We pulled apart Smucker's sandwich to measure how much jelly and peanut butter were inside. Using a toothpick we scraped out the fillings and tried to weigh them. Our scale -- no science lab model -- didn't register the jelly, which we estimated to be less than a teaspoon (some of it absorbed by the bread), but the approximately 1 1/2 tablespoons of peanut butter weighed about 25 grams, or about an ounce. We tried to get exact weights from Ohio but were told it was a secret formula.
Let's see how this convenience food stacks up in price.
The circular sandwich measured about 3 1/2 inches across (the size of the lid from a 40-ounce peanut butter jar), so we cut a similar size and used equal amounts of PBJ. Judging from the ingredient label, theirs was no artisan bread, so we chose an inexpensive white bread with comparable preservatives from the grocery shelf ($1.29 for a 1-pound loaf). We counted 16 slices (not including the throwaway heels), divided by two, giving a total of 8 sandwiches from the loaf, or 16 cents per unit. The jelly jar -- Smucker's, natch -- was 12 ounces, and cost $1.80.

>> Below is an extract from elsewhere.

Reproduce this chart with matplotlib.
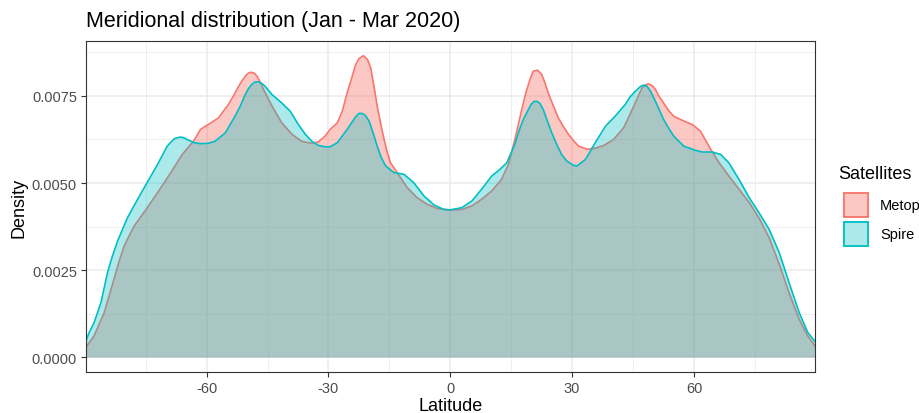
import matplotlib
matplotlib.use("Agg")
import matplotlib.pyplot as plt
from matplotlib.patches import Rectangle

plt.rcParams['font.family'] = ['Liberation Sans', 'DejaVu Sans']

# Kernel density of observation latitudes, Jan - Mar 2020
metop_lat = [-89.7, -87.7, -85.2, -84.0, -82.8, -81.6, -80.3, -79.0, -77.8, -76.2,
             -74.9, -72.1, -68.8, -66.0, -63.1, -61.5, -59.6, -57.1, -54.6, -53.4,
             -52.1, -51.1, -50.1, -49.5, -48.9, -48.2, -47.6, -46.8, -46.0, -43.9,
             -41.5, -39.0, -36.6, -34.1, -32.5, -30.8, -29.6, -27.8, -26.6, -25.4,
             -24.4, -23.3, -22.5, -21.4, -20.4, -19.6, -18.8, -18.0, -17.2, -16.3,
             -15.5, -14.7, -13.1, -10.6, -8.2, -5.7, -3.2, 0.0, 2.8, 5.3,
             7.7, 10.2, 12.6, 14.3, 15.9, 17.6, 18.6, 19.6, 20.4, 21.5,
             22.5, 23.3, 24.1, 25.4, 26.6, 27.8, 29.1, 30.3, 31.6, 33.7,
             35.7, 37.8, 40.2, 42.7, 45.2, 46.3, 47.2, 48.0, 48.8, 49.7,
             50.5, 51.3, 52.5, 53.7, 55.0, 57.5, 59.6, 61.6, 64.1, 66.2,
             68.6, 71.1, 73.6, 76.0, 78.5, 81.0, 83.4, 85.9, 88.0, 89.8]
metop_density = [0.00028, 0.00061, 0.00128, 0.00176, 0.00224, 0.00273, 0.00319, 0.00350, 0.00377, 0.00403,
                 0.00424, 0.00472, 0.00530, 0.00582, 0.00622, 0.00654, 0.00668, 0.00687, 0.00726, 0.00750,
                 0.00778, 0.00797, 0.00812, 0.00817, 0.00818, 0.00815, 0.00807, 0.00790, 0.00769, 0.00721,
                 0.00673, 0.00640, 0.00620, 0.00614, 0.00618, 0.00635, 0.00654, 0.00673, 0.00706, 0.00759,
                 0.00797, 0.00840, 0.00857, 0.00866, 0.00855, 0.00831, 0.00778, 0.00721, 0.00673, 0.00625,
                 0.00587, 0.00558, 0.00530, 0.00487, 0.00458, 0.00439, 0.00427, 0.00422, 0.00424, 0.00434,
                 0.00453, 0.00477, 0.00510, 0.00553, 0.00625, 0.00711, 0.00759, 0.00797, 0.00821, 0.00824,
                 0.00812, 0.00788, 0.00759, 0.00721, 0.00687, 0.00663, 0.00640, 0.00622, 0.00606, 0.00597,
                 0.00600, 0.00608, 0.00625, 0.00659, 0.00721, 0.00750, 0.00773, 0.00781, 0.00785, 0.00780,
                 0.00769, 0.00751, 0.00730, 0.00709, 0.00692, 0.00678, 0.00668, 0.00649, 0.00597, 0.00558,
                 0.00520, 0.00482, 0.00444, 0.00400, 0.00343, 0.00267, 0.00185, 0.00109, 0.00061, 0.00032]

spire_lat = [-89.7, -88.9, -87.7, -86.0, -84.4, -83.2, -81.9, -80.7, -79.5, -77.0,
             -74.9, -72.1, -69.7, -68.0, -67.2, -66.4, -65.6, -64.8, -63.1, -61.5,
             -59.7, -57.9, -55.4, -53.0, -51.7, -50.5, -49.7, -48.9, -48.1, -47.3,
             -46.4, -45.6, -43.9, -41.5, -39.4, -37.4, -35.7, -34.1, -32.5, -30.8,
             -29.6, -27.8, -25.4, -24.6, -23.3, -22.5, -21.7, -20.9, -20.0, -19.0,
             -18.0, -17.0, -15.9, -13.9, -11.4, -9.0, -6.5, -4.0, -1.6, 0.0,
             2.8, 5.3, 7.7, 10.2, 12.2, 13.9, 15.9, 16.9, 18.0, 19.0,
             19.9, 20.6, 21.3, 22.1, 22.9, 23.9, 25.0, 26.2, 27.4, 28.7,
             30.3, 31.2, 33.3, 35.7, 38.2, 40.6, 43.1, 44.3, 45.6, 46.4,
             47.2, 47.8, 48.4, 49.3, 50.5, 51.5, 52.5, 53.7, 55.0, 57.5,
             60.3, 62.1, 64.5, 66.6, 68.6, 71.1, 73.6, 76.0, 78.5, 81.0,
             83.4, 85.9, 88.0, 89.8]
spire_density = [0.00047, 0.00071, 0.00099, 0.00157, 0.00243, 0.00290, 0.00334, 0.00367, 0.00400, 0.00453,
                 0.00496, 0.00553, 0.00606, 0.00627, 0.00630, 0.00632, 0.00630, 0.00625, 0.00616, 0.00613,
                 0.00614, 0.00620, 0.00644, 0.00692, 0.00721, 0.00754, 0.00771, 0.00783, 0.00790, 0.00791,
                 0.00786, 0.00778, 0.00754, 0.00730, 0.00706, 0.00668, 0.00640, 0.00620, 0.00608, 0.00604,
                 0.00604, 0.00616, 0.00654, 0.00668, 0.00690, 0.00700, 0.00700, 0.00694, 0.00678, 0.00644,
                 0.00606, 0.00573, 0.00549, 0.00530, 0.00525, 0.00501, 0.00463, 0.00437, 0.00424, 0.00423,
                 0.00429, 0.00448, 0.00482, 0.00520, 0.00539, 0.00558, 0.00611, 0.00649, 0.00683, 0.00706,
                 0.00726, 0.00734, 0.00735, 0.00728, 0.00711, 0.00678, 0.00644, 0.00611, 0.00582, 0.00563,
                 0.00551, 0.00549, 0.00568, 0.00616, 0.00663, 0.00692, 0.00726, 0.00748, 0.00764, 0.00773,
                 0.00780, 0.00781, 0.00778, 0.00764, 0.00735, 0.00709, 0.00683, 0.00659, 0.00635, 0.00606,
                 0.00594, 0.00589, 0.00589, 0.00582, 0.00558, 0.00510, 0.00458, 0.00415, 0.00367, 0.00300,
                 0.00214, 0.00128, 0.00071, 0.00045]

series_names = ["Metop", "Spire"]
series_colors = ["#F8766D", "#00BFC4"]
x_ticks = [-60, -30, 0, 30, 60]
x_minor = [-75, -45, -15, 15, 45, 75]
y_ticks = [0.0, 0.0025, 0.005, 0.0075]
y_minor = [0.00125, 0.00375, 0.00625, 0.00875]
y_tick_labels = ["0.0000", "0.0025", "0.0050", "0.0075"]

fig = plt.figure(figsize=(9.2, 4.14), dpi=100)
ax = fig.add_axes([86 / 920, 1 - 373 / 414, (815 - 86) / 920, (373 - 42) / 414])

for x in x_minor:
    ax.axvline(x, color="#EBEBEB", lw=0.55, zorder=0)
for y in y_minor:
    ax.axhline(y, color="#EBEBEB", lw=0.55, zorder=0)
for x in x_ticks:
    ax.axvline(x, color="#EBEBEB", lw=1.1, zorder=0)
for y in y_ticks:
    ax.axhline(y, color="#EBEBEB", lw=1.1, zorder=0)

alphas = [0.4, 0.33]
for (lat, dens), name, col, a in zip([(metop_lat, metop_density), (spire_lat, spire_density)],
                                    series_names, series_colors, alphas):
    ax.fill_between(lat, 0, dens, color=col, alpha=a, lw=0, zorder=2)
    ax.plot(lat, dens, color=col, lw=1.2, zorder=2, solid_joinstyle="round")

ax.set_xlim(min(metop_lat + spire_lat), max(metop_lat + spire_lat))
ax.set_ylim(-0.00043, 0.00908)
ax.set_xticks(x_ticks)
ax.set_xticklabels([str(t) for t in x_ticks])
ax.set_yticks(y_ticks)
ax.set_yticklabels(y_tick_labels)
ax.tick_params(axis="both", direction="out", length=3.5, width=0.8, color="#333333",
               labelcolor="#4D4D4D", labelsize=10.5, pad=3)
for s in ax.spines.values():
    s.set_color("#333333")
    s.set_linewidth(0.8)
ax.set_xlabel("Latitude", fontsize=13, color="black", labelpad=1.5)
ax.set_ylabel("Density", fontsize=13, color="black", labelpad=3)

fig.text(86 / 920, 1 - 22 / 414, "Meridional distribution (Jan - Mar 2020)",
         fontsize=15.5, ha="left", va="center", color="black")

# legend
fig.text(838 / 920, 1 - 175 / 414, "Satellites", fontsize=13, ha="left", va="center")
key_tops = [193, 222]
for top, name, col, a in zip(key_tops, series_names, series_colors, alphas):
    fig.add_artist(Rectangle((843 / 920, 1 - (top + 26) / 414), 26 / 920, 26 / 414,
                             transform=fig.transFigure, facecolor="white", edgecolor="none"))
    fig.add_artist(Rectangle((843 / 920, 1 - (top + 26) / 414), 26 / 920, 26 / 414,
                             transform=fig.transFigure, facecolor=col, alpha=a, edgecolor="none"))
    fig.add_artist(Rectangle((844 / 920, 1 - (top + 25) / 414), 24 / 920, 24 / 414,
                             transform=fig.transFigure, facecolor="none", edgecolor=col, lw=1.3))
    fig.text(880 / 920, 1 - (top + 13) / 414, name, fontsize=10.5, ha="left", va="center")

fig.savefig("out.png", dpi=100)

Our problems at duplicating Uncrustables began immediately. We found Smucker's grape jelly, but trips to four supermarkets uncovered no Smucker's smooth peanut butter. Smucker's Natural, yes, ($2.75 to $2.85 for 16 ounces), Smucker's Goober Grape, yup ($2.79 for 18 ounces), but no regular. We took the typical price of a name brand -- $2.29 for 18 ounces, or 13 cents a sandwich.
Adding the number up, that's 13 cents for peanut butter, 17 cents for bread, and figuring a generous dime for jelly, total cost -- probably overestimated, but allowing for jelly spilled on the counter and peanut butter eaten from the jar with a spoon as "rehearsal" -- is 40 cents.
That's about a 33 percent savings. For ingredients, not counting labor.
To duplicate Smucker's no-leak sandwich, we tried sealing the rounded edge with a pastry crimper (raggedy result), then used a fork with limited success.
One co-worker suggested that Uncrustables would be a nifty thing to hand kids on their way out to play. It's up to you to decide whether you're willing to pay for the convenience.
Meanwhile, I had a pile of bread crusts.
Here, Socks! Our Australian shepherd lapped them up. It isn't just us kids at heart who love comfort food.